### What to do
Pictures stay out. Extract the lines below from the first one through the line with "minimum height=63pt] (dev)", both included.
============================================================
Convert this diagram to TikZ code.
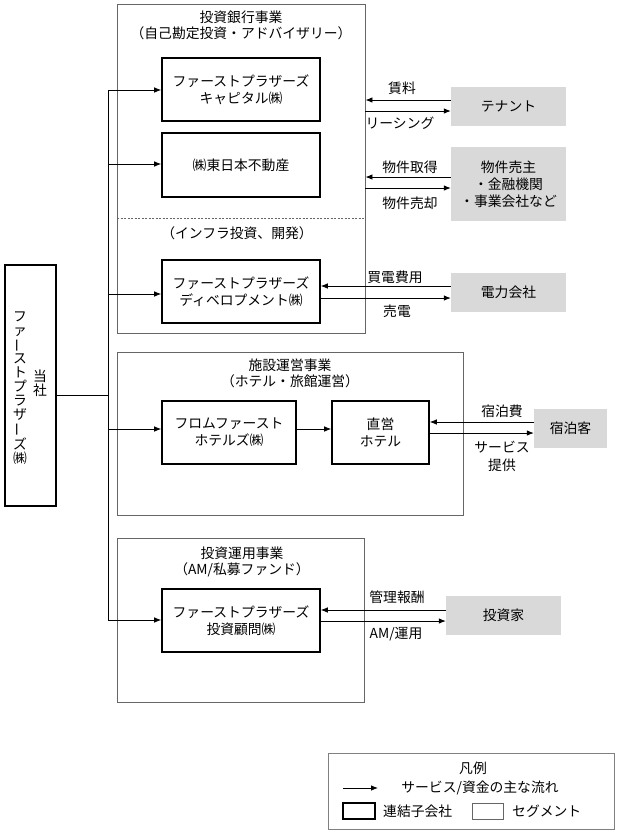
\documentclass[tikz,border=0pt]{standalone}
\usepackage{fontspec}
\usepackage{graphicx}
\setmainfont{Noto Sans CJK JP}
\usetikzlibrary{arrows.meta}
\begin{document}
\begin{tikzpicture}[x=1pt,y=-1pt, font=\fontsize{13.8}{17}\selectfont,
  sub/.style={draw=black, line width=1.6pt, align=center, inner sep=0pt},
  seg/.style={draw=black!60, line width=0.9pt, inner sep=0pt},
  ent/.style={fill=black!15, align=center, inner sep=0pt},
  arr/.style={-{Latex[length=7pt,width=5.5pt]}, line width=0.8pt},
  ln/.style={line width=0.8pt},
  lbl/.style={inner sep=0pt, align=center},
  ttl/.style={inner sep=0pt, align=center, font=\fontsize{13.8}{16}\selectfont},
  vt/.style={inner sep=0pt, align=center, font=\fontsize{13.8}{14}\selectfont}]
\useasboundingbox (0,0) rectangle (620,836);

% parent company
\node[sub, minimum width=51pt, minimum height=241pt] (toosha) at (30.5,385.5) {};
\node[vt] (vt1) at (20,388) {フ\\ァ\\\rotatebox[origin=c]{90}{ー}\\ス\\ト\\プ\\ラ\\ザ\\\rotatebox[origin=c]{90}{ー}\\ズ\\㈱};
\node[vt] (vt2) at (40,383) {当\\社};

% segment 1
\node[seg, minimum width=248pt, minimum height=329pt] (seg1) at (241,168.5) {};
\node[ttl] (seg1t) at (241,25.5) {投資銀行事業\\（自己勘定投資・アドバイザリー）};
\node[sub, minimum width=158pt, minimum height=63pt] (cap) at (241,89.5) {ファーストプラザーズ\\キャピタル㈱};
\node[sub, minimum width=158pt, minimum height=64pt] (hne) at (241,165) {㈱東日本不動産};
\draw[black!60, line width=0.6pt, dash pattern=on 2pt off 1.5pt] (117,218) -- (365,218);
\node[lbl] (infra) at (237,233) {（インフラ投資、開発）};
\node[sub, minimum width=158pt, minimum height=63pt] (dev) at (241,291.5) {ファーストプラザーズ\\ディベロプメント㈱};

\node[ent, minimum width=115pt, minimum height=39pt] (tenant) at (508.5,106.5) {テナント};
\node[ent, minimum width=115pt, minimum height=74pt] (seller) at (508.5,184) {物件売主\\・金融機関\\・事業会社など};
\node[ent, minimum width=115pt, minimum height=39pt] (power) at (508.5,292.5) {電力会社};

\coordinate (y1) at (0,100); \coordinate (y2) at (0,111);
\coordinate (y3) at (0,177); \coordinate (y4) at (0,188);
\coordinate (y5) at (0,286); \coordinate (y6) at (0,298);
\draw[arr] (tenant.west |- y1) -- (seg1.east |- y1);
\draw[arr] (seg1.east |- y2) -- (tenant.west |- y2);
\draw[arr] (seller.west |- y3) -- (seg1.east |- y3);
\draw[arr] (seg1.east |- y4) -- (seller.west |- y4);
\draw[arr] (power.west |- y5) -- (dev.east |- y5);
\draw[arr] (dev.east |- y6) -- (power.west |- y6);
\node[lbl] (l1) at (402,88) {賃料};
\node[lbl] (l2) at (400,123) {リーシング};
\node[lbl] (l3) at (410,167) {物件取得};
\node[lbl] (l4) at (410,203) {物件売却};
\node[lbl] (l5) at (395,277) {買電費用};
\node[lbl] (l6) at (397,311) {売電};

% segment 2
\node[seg, minimum width=346pt, minimum height=163pt] (seg2) at (290,433.5) {};
\node[ttl] (seg2t) at (290,373.5) {施設運営事業\\（ホテル・旅館運営）};
\node[sub, minimum width=134pt, minimum height=63pt] (fromf) at (229,432.5) {フロムファースト\\ホテルズ㈱};
\node[sub, minimum width=97pt, minimum height=63pt] (direct) at (380.5,432.5) {直営\\ホテル};
\node[ent, minimum width=73pt, minimum height=39pt] (guest) at (570.5,428.5) {宿泊客};
\coordinate (h0) at (0,429); \coordinate (h1) at (0,422); \coordinate (h2) at (0,433);
\draw[arr] (fromf.east |- h0) -- (direct.west |- h0);
\draw[arr] (guest.west |- h1) -- (direct.east |- h1);
\draw[arr] (direct.east |- h2) -- (guest.west |- h2);
\node[lbl] (l7) at (502,411) {宿泊費};
\node[lbl, font=\fontsize{13.8}{18}\selectfont] (l8) at (502,456) {サービス\\提供};

% segment 3
\node[seg, minimum width=247pt, minimum height=164pt] (seg3) at (240.5,620) {};
\node[ttl] (seg3t) at (242,561.5) {投資運用事業\\（AM/私募ファンド）};
\node[sub, minimum width=158pt, minimum height=63pt] (adv) at (241,620.5) {ファーストプラザーズ\\投資顧問㈱};
\node[ent, minimum width=115pt, minimum height=39pt] (investor) at (503.5,615.5) {投資家};
\coordinate (i1) at (0,610); \coordinate (i2) at (0,621);
\draw[arr] (investor.west |- i1) -- (adv.east |- i1);
\draw[arr] (adv.east |- i2) -- (investor.west |- i2);
\node[lbl] (l9) at (397,597) {管理報酬};
\node[lbl] (l10) at (396,634) {AM/運用};

% spine
\coordinate (sTop) at (108,90);
\coordinate (sB2) at (108,164);
\coordinate (sB3) at (108,294);
\coordinate (sB4) at (108,429);
\coordinate (sBot) at (108,620);
\coordinate (j) at (108,395);
\draw[ln] (sTop) -- (sBot);
\draw[ln] (toosha.east |- j) -- (j);
\draw[arr] (sTop) -- (cap.west |- sTop);
\draw[arr] (sB2) -- (hne.west |- sB2);
\draw[arr] (sB3) -- (dev.west |- sB3);
\draw[arr] (sB4) -- (fromf.west |- sB4);
\draw[arr] (sBot) -- (adv.west |- sBot);

% legend
\node[draw=black!50, line width=0.6pt, minimum width=286pt, minimum height=76pt, inner sep=0pt] (leg) at (471,791) {};
\node[lbl] (legt) at (473,768) {凡例};
\coordinate (la1) at (343,788); \coordinate (la2) at (378,788);
\draw[arr] (la1) -- (la2);
\node[lbl] (lt1) at (480,788) {サービス/資金の主な流れ};
\node[sub, minimum width=32pt, minimum height=16pt] (lsub) at (359,811) {};
\node[lbl, anchor=west] (lt2) at (383,811) {連結子会社};
\node[seg, minimum width=31pt, minimum height=16pt] (lseg) at (487.5,811) {};
\node[lbl, anchor=west] (lt3) at (512,811) {セグメント};
\end{tikzpicture}
\end{document}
============================================================
### Final result
Convert this diagram to TikZ code.
\documentclass[tikz,border=0pt]{standalone}
\usepackage{fontspec}
\usepackage{graphicx}
\setmainfont{Noto Sans CJK JP}
\usetikzlibrary{arrows.meta}
\begin{document}
\begin{tikzpicture}[x=1pt,y=-1pt, font=\fontsize{13.8}{17}\selectfont,
  sub/.style={draw=black, line width=1.6pt, align=center, inner sep=0pt},
  seg/.style={draw=black!60, line width=0.9pt, inner sep=0pt},
  ent/.style={fill=black!15, align=center, inner sep=0pt},
  arr/.style={-{Latex[length=7pt,width=5.5pt]}, line width=0.8pt},
  ln/.style={line width=0.8pt},
  lbl/.style={inner sep=0pt, align=center},
  ttl/.style={inner sep=0pt, align=center, font=\fontsize{13.8}{16}\selectfont},
  vt/.style={inner sep=0pt, align=center, font=\fontsize{13.8}{14}\selectfont}]
\useasboundingbox (0,0) rectangle (620,836);

% parent company
\node[sub, minimum width=51pt, minimum height=241pt] (toosha) at (30.5,385.5) {};
\node[vt] (vt1) at (20,388) {フ\\ァ\\\rotatebox[origin=c]{90}{ー}\\ス\\ト\\プ\\ラ\\ザ\\\rotatebox[origin=c]{90}{ー}\\ズ\\㈱};
\node[vt] (vt2) at (40,383) {当\\社};

% segment 1
\node[seg, minimum width=248pt, minimum height=329pt] (seg1) at (241,168.5) {};
\node[ttl] (seg1t) at (241,25.5) {投資銀行事業\\（自己勘定投資・アドバイザリー）};
\node[sub, minimum width=158pt, minimum height=63pt] (cap) at (241,89.5) {ファーストプラザーズ\\キャピタル㈱};
\node[sub, minimum width=158pt, minimum height=64pt] (hne) at (241,165) {㈱東日本不動産};
\draw[black!60, line width=0.6pt, dash pattern=on 2pt off 1.5pt] (117,218) -- (365,218);
\node[lbl] (infra) at (237,233) {（インフラ投資、開発）};
\node[sub, minimum width=158pt, minimum height=63pt] (dev) at (241,291.5) {ファーストプラザーズ\\ディベロプメント㈱};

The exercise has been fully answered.